Oral arguments are scheduled for Dec. 17, 2014, but a decision is not expected until 2015. In the meantime, a Justice Department spokesperson has stated that the subsidies will continue to remain available.

King v. Burwell

In King v. Burwell, the 4th U.S. Circuit Court unanimously upheld the availability of the ACA’s subsidies in states with their own Exchanges and in states with FFEs. The court ruled that the text of the ACA is ambiguous and subject to multiple interpretations.

For this reason, the court upheld the IRS’ rule that authorizes subsidies in all states, including those with FFEs, as a permissible exercise of the agency’s discretion. Thus, the court said that the subsidies are available to individuals who obtain insurance through either state-based Exchanges or through FFEs.

The plaintiffs in King v. Burwell asked the U.S. Supreme Court to hear the case. Although the Supreme Court was not required to review the 4th Circuit Court’s decision, it is more likely to review a case when there is a split in decisions between the federal appeals courts.

Supreme Court Review

On Nov. 7, 2014, the U.S. Supreme Court agreed to review King v. Burwell. This announcement ensures that the Supreme Court will issue a ruling during the current Term.

The federal government had asked the Supreme Court to wait until the D.C. Circuit Court reviews its decision in Halbig v. Burwell. However, the plaintiffs in King v. Burwell argued that a quick resolution is necessary because the subsidies impact a large number of Americans and involve billions of dollars in taxpayer money.

Still, the Supreme Court’s decision to review King v. Burwell has surprised many, given the fact that there is currently no inconsistency between federal courts on this issue.

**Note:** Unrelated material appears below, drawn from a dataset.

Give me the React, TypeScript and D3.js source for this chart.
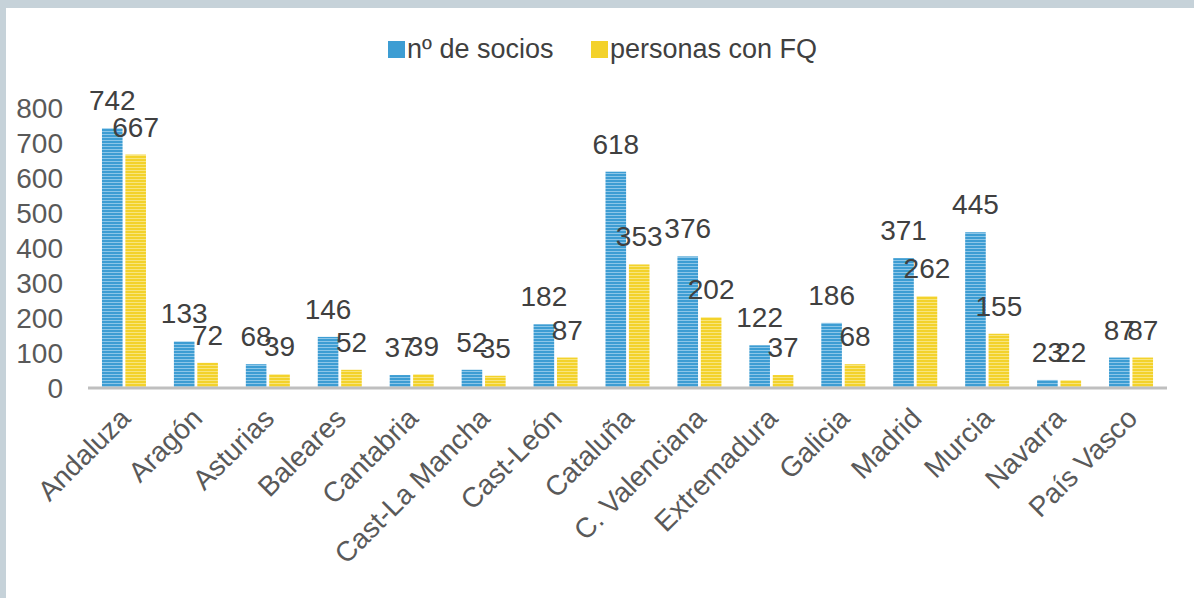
import React from "react";
import * as d3 from "d3";

const categories = [
  "Andaluza", "Aragón", "Asturias", "Baleares", "Cantabria", "Cast-La Mancha",
  "Cast-León", "Cataluña", "C. Valenciana", "Extremadura", "Galicia", "Madrid",
  "Murcia", "Navarra", "País Vasco",
];
const socios = [742, 133, 68, 146, 37, 52, 182, 618, 376, 122, 186, 371, 445, 23, 87];
const personasFQ = [667, 72, 39, 52, 39, 35, 87, 353, 202, 37, 68, 262, 155, 22, 87];
const seriesNames = ["nº de socios", "personas con FQ"];
const yTicks = [0, 100, 200, 300, 400, 500, 600, 700, 800];

const W = 1194;
const H = 598;
const FONT = "'Liberation Sans', Arial, Helvetica, sans-serif";

export default function App() {
  const x = d3.scaleBand<string>().domain(categories).range([88, 1167]).paddingInner(0).paddingOuter(0);
  const y = d3.scaleLinear().domain([0, 800]).range([388, 108]);
  const inner = d3.scaleBand<string>().domain(["a", "b"]).range([-22, 22]).paddingInner(0.12);
  const colors = ["#3d9dd3", "#f3d22b"];
  const series = [socios, personasFQ];
  const keys = ["a", "b"];

  return (
    <svg width={W} height={H} style={{ position: "absolute", left: 0, top: 0, background: "#fff" }}>
      <defs>
        <pattern id="pa" width="4" height="3" patternUnits="userSpaceOnUse">
          <rect width="4" height="3" fill="#3d9dd3" />
          <rect y="2" width="4" height="1" fill="#8cc6e8" />
        </pattern>
        <pattern id="pb" width="4" height="3" patternUnits="userSpaceOnUse">
          <rect width="4" height="3" fill="#f3d22b" />
          <rect y="2" width="4" height="1" fill="#f8e57e" />
        </pattern>
      </defs>
      <rect x={0} y={0} width={W} height={H} fill="#fff" />
      <rect x={0} y={0} width={W} height={8} fill="#c6d2d9" />
      <rect x={0} y={0} width={6} height={H} fill="#c6d2d9" />

      {/* legend */}
      <g fontFamily={FONT} fontSize={27} fill="#404040">
        <rect x={388} y={41} width={17} height={17} fill={colors[0]} />
        <text x={407} y={58}>{seriesNames[0]}</text>
        <rect x={591} y={41} width={17} height={17} fill={colors[1]} />
        <text x={610} y={58}>{seriesNames[1]}</text>
      </g>

      {/* y tick labels */}
      <g fontFamily={FONT} fontSize={28} fill="#595959" textAnchor="end">
        {yTicks.map((t) => (
          <text key={t} x={63} y={y(t)} dy="0.36em">{t}</text>
        ))}
      </g>

      {/* bars */}
      {series.map((vals, si) => (
        <g key={si} fill={`url(#p${keys[si]})`}>
          {vals.map((v, i) => {
            const cx = (x(categories[i]) as number) + x.bandwidth() / 2;
            const bx = cx + (inner(keys[si]) as number);
            return (
              <rect key={i} x={bx} y={y(v)} width={inner.bandwidth()} height={y(0) - y(v)} />
            );
          })}
        </g>
      ))}

      {/* x axis line */}
      <line x1={88} x2={1167} y1={388} y2={388} stroke="#bfbfbf" strokeWidth={3} />

      {/* value labels */}
      <g fontFamily={FONT} fontSize={28} fill="#404040" textAnchor="middle">
        {series.map((vals, si) =>
          vals.map((v, i) => {
            const cx = (x(categories[i]) as number) + x.bandwidth() / 2;
            const lx = cx + (inner(keys[si]) as number) + inner.bandwidth() / 2;
            const ly = Math.min(y(v) - 18, 362);
            return (
              <text key={`${si}-${i}`} x={lx} y={ly}>{v}</text>
            );
          })
        )}
      </g>

      {/* category labels */}
      <g fontFamily={FONT} fontSize={28} fill="#595959" textAnchor="end">
        {categories.map((c) => {
          const cx = (x(c) as number) + x.bandwidth() / 2;
          return (
            <text key={c} transform={`translate(${cx + 8},${420}) rotate(-45)`}>{c}</text>
          );
        })}
      </g>
    </svg>
  );
}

Oral arguments have not yet been scheduled, but are expected to take place in February or March 2015. A ruling from the Supreme Court is not expected until the end of the current Term, in late June or early July 2015. As a result, this issue will not be resolved before the start of the 2015 open enrollment period, which begins Nov. 15, 2014.

Impact on Employers

Despite these pending cases, the Obama Administration indicated that federal subsidies will continue to be available to eligible individuals in all states, including those with FFEs. On Nov. 7, 2014, the White House posted a statement to confirm that nothing has changed at this time for individuals receiving advance payments of the premium tax credit and that tax credits remain available.

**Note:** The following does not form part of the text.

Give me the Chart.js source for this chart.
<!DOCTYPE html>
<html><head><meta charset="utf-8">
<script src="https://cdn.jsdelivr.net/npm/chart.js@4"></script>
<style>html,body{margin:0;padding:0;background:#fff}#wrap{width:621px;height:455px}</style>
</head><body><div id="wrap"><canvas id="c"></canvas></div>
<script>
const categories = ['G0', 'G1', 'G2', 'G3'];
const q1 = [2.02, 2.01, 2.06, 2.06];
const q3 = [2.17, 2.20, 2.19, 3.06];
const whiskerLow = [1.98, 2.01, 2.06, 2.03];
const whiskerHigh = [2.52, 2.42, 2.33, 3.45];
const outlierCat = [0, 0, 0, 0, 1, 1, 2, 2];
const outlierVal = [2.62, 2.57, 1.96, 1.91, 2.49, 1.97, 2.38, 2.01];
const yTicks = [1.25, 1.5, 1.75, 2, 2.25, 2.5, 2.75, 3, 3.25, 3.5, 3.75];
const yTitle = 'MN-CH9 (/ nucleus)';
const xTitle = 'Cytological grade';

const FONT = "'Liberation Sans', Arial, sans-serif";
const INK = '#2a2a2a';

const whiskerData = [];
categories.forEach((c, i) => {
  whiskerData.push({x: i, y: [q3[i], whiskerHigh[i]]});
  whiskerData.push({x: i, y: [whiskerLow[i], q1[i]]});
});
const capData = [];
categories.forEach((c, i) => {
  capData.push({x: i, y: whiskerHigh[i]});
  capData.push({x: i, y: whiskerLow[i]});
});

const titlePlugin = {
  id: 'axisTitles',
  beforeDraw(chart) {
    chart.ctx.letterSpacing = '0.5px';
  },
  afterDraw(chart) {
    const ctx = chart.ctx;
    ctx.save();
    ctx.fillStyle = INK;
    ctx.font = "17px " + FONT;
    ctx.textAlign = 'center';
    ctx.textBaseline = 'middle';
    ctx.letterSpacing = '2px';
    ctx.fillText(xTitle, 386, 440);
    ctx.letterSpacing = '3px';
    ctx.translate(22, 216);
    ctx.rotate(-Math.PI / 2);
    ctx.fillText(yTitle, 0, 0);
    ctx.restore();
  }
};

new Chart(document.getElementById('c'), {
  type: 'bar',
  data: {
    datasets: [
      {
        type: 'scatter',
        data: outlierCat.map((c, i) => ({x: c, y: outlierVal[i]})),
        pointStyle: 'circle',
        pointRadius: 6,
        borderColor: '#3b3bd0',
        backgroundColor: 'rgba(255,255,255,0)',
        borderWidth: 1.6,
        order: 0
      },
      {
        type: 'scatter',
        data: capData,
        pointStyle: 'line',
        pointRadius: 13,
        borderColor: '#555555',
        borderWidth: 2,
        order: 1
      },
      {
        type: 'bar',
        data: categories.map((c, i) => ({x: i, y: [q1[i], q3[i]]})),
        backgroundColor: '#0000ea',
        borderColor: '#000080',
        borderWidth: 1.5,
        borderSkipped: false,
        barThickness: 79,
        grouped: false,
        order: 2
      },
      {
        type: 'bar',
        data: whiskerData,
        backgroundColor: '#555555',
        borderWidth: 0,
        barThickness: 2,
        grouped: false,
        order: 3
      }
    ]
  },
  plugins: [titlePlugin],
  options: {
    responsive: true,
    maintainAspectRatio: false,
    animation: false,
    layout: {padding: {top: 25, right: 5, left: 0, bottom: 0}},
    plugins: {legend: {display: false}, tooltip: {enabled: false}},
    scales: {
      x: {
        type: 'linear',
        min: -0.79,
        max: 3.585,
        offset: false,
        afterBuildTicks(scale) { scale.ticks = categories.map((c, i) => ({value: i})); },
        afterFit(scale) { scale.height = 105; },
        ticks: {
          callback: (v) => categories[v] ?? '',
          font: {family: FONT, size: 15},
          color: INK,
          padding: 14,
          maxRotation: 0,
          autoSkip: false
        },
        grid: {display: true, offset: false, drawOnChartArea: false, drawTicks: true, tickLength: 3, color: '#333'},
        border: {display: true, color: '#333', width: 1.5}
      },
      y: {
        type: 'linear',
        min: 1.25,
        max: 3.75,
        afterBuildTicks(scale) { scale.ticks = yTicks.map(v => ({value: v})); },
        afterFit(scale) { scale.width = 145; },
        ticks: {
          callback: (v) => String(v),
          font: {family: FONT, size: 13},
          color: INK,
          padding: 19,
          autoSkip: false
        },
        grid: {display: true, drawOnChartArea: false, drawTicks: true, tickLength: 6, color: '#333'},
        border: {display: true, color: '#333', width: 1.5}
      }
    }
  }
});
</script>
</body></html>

The White House’s statement mirrors an IRS statement issued on Aug. 1, 2014, following the two July 22, 2014, federal appeals court decisions. Whether enrolled in coverage through an FFE or a state-run Exchange, the IRS statement provides that individuals do not need to take any additional action or make any changes in response to the court rulings.

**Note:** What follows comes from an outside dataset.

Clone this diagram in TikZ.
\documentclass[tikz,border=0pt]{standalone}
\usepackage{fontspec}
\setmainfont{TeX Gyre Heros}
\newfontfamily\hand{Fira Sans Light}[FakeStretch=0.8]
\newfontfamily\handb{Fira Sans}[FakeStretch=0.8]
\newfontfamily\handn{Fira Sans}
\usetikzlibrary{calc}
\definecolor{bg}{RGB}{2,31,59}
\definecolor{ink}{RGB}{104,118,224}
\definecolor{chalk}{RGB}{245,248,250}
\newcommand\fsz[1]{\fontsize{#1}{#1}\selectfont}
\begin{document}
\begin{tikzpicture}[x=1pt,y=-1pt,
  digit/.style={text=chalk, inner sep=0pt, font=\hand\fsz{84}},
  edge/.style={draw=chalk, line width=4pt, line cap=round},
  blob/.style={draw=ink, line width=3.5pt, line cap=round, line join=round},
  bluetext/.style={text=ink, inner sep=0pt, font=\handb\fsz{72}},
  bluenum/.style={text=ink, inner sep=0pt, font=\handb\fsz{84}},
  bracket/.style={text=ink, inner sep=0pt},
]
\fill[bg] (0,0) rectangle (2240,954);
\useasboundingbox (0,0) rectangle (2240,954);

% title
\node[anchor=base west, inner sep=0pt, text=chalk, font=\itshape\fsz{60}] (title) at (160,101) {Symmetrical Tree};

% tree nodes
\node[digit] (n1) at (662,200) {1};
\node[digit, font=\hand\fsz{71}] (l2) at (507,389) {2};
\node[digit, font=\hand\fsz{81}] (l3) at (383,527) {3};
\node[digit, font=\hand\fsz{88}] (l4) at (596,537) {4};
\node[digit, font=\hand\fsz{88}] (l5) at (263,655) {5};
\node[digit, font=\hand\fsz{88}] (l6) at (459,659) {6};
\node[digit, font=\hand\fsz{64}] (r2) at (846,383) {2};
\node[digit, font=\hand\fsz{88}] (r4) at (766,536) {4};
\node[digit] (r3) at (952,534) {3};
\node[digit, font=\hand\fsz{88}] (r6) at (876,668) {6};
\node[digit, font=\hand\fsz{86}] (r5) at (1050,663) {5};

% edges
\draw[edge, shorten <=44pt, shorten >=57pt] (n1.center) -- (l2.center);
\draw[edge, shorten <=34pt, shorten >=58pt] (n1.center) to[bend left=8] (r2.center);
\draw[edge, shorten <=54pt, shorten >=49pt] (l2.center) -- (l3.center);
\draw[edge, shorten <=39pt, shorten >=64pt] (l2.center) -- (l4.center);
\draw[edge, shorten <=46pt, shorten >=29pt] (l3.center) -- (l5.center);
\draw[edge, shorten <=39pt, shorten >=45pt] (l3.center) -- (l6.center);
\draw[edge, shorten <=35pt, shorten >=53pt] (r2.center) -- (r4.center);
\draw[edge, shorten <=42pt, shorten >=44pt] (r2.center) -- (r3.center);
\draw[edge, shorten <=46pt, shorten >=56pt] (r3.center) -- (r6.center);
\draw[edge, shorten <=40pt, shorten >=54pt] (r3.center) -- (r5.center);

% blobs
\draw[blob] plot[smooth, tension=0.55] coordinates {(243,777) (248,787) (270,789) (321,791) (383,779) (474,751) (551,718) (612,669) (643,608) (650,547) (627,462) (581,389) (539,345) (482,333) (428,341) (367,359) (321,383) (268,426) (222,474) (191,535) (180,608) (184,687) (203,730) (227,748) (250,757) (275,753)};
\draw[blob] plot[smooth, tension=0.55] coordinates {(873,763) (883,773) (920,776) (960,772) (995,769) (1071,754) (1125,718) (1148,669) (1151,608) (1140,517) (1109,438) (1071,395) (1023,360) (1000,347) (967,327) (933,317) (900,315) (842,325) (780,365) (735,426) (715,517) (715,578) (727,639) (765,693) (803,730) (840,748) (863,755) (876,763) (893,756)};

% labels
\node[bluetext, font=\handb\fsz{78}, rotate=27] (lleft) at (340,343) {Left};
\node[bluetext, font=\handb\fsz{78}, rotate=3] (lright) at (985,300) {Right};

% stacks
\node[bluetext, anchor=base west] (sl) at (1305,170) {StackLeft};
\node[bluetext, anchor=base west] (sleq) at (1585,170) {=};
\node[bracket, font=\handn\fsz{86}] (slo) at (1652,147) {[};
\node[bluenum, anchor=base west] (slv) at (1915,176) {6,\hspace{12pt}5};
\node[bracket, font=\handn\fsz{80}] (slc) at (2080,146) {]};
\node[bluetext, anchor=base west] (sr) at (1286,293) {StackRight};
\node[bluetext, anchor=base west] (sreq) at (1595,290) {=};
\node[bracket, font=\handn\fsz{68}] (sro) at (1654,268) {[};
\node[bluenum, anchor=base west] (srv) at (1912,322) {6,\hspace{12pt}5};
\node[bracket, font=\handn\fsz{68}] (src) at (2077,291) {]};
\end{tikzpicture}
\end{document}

Going forward, the availability of subsidies may have significant implications for employers as a result of the ACA’s employer mandate. Under the employer mandate, certain large employers may face penalties if they do not offer coverage that meets certain requirements to their full-time employees. However, penalties apply only if an employee receives a subsidy to buy coverage through an Exchange. If the subsidy is available only in state-based Exchanges, employers would not be subject to penalties for employees living in states with an FFE.